Sí, yo soy Precaria Martínez, al igual que tú y que muchas. Cuando estalló la burbuja económica estalló también mi sistema de creencias, mi percepción del mundo y de mí misma. Me sentía única hasta que me vi excluida junto a miles iguales que yo. Me sentía privilegiada hasta que entendí que en realidad yo no tenía nada. Me sentía incondicionalmente optimista hasta que descubrí que las cosas siempre pueden ir a peor.  La vida ligeramente acomodada de mis padres yo no la iba a tener, sin acceso al trabajo y sin acceso a una vivienda. Y no, no es algo temporal, va para largo. No soy un caso dramático, soy un caso desdibujado, a medias. Una espera indefinida a que las cosas mejoren. Una pre-madurez que no acaba de cuajar. Una víctima de estafa: el deseo aspiracional, el progreso indefinido, el esfuerzo recompensado… pero hasta aquí. 

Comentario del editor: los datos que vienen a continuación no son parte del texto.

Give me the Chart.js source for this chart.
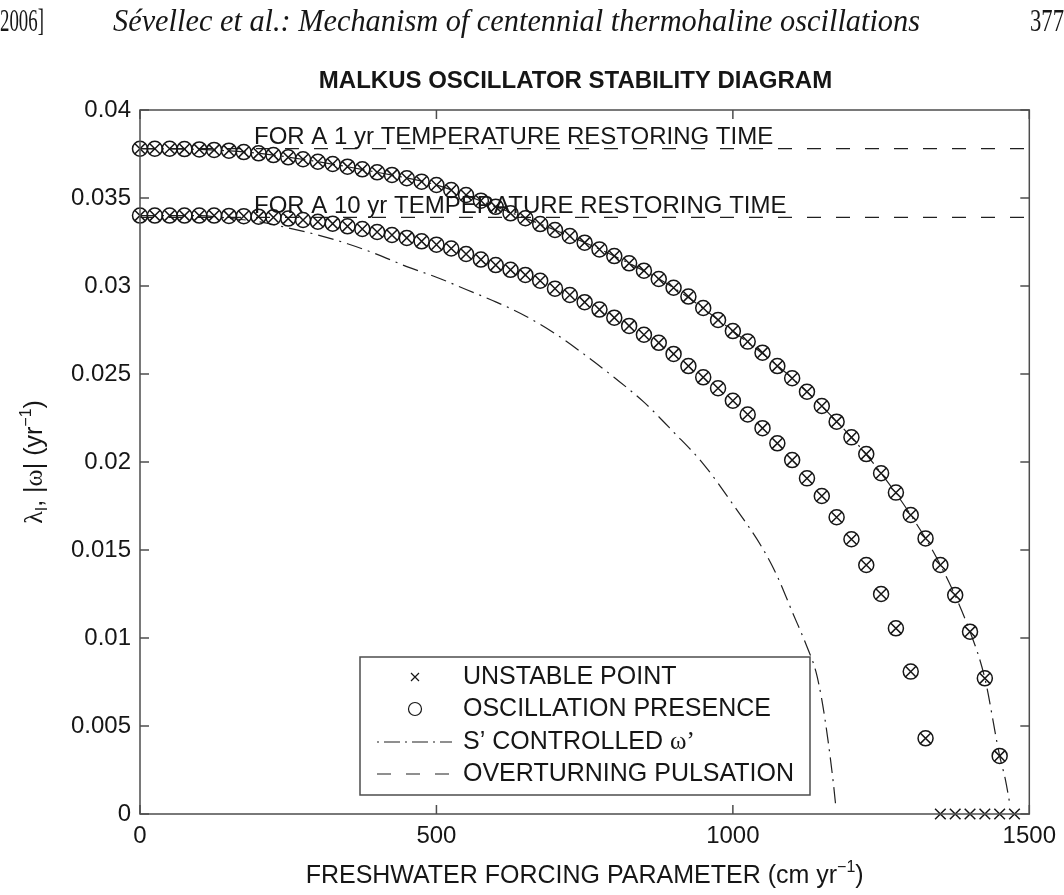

Recordé la frase de mi madre: “además de mula, apaleada...” y desde lo más profundo de mis entrañas surgió un enérgico “NO”. La estafa termina aquí, me planto. En este punto me libero. En mi cabeza mando yo. No permitiré que me llamen ni-ni. No compro la culpabilidad ni el sentimiento de fracaso. No. Me reconozco Precaria ante el mundo: camarera con título universitario, hija de obreros, nieta de campesinos, bisnieta de vasallos. Esa es mi estirpe y mi lugar en el mundo. No hay escapatoria ni atajos individuales, sólo la fraternal lucha compartida con tus iguales, del mismo modo que no puedes trasplantar una brizna de hierba sino el manto verde completo.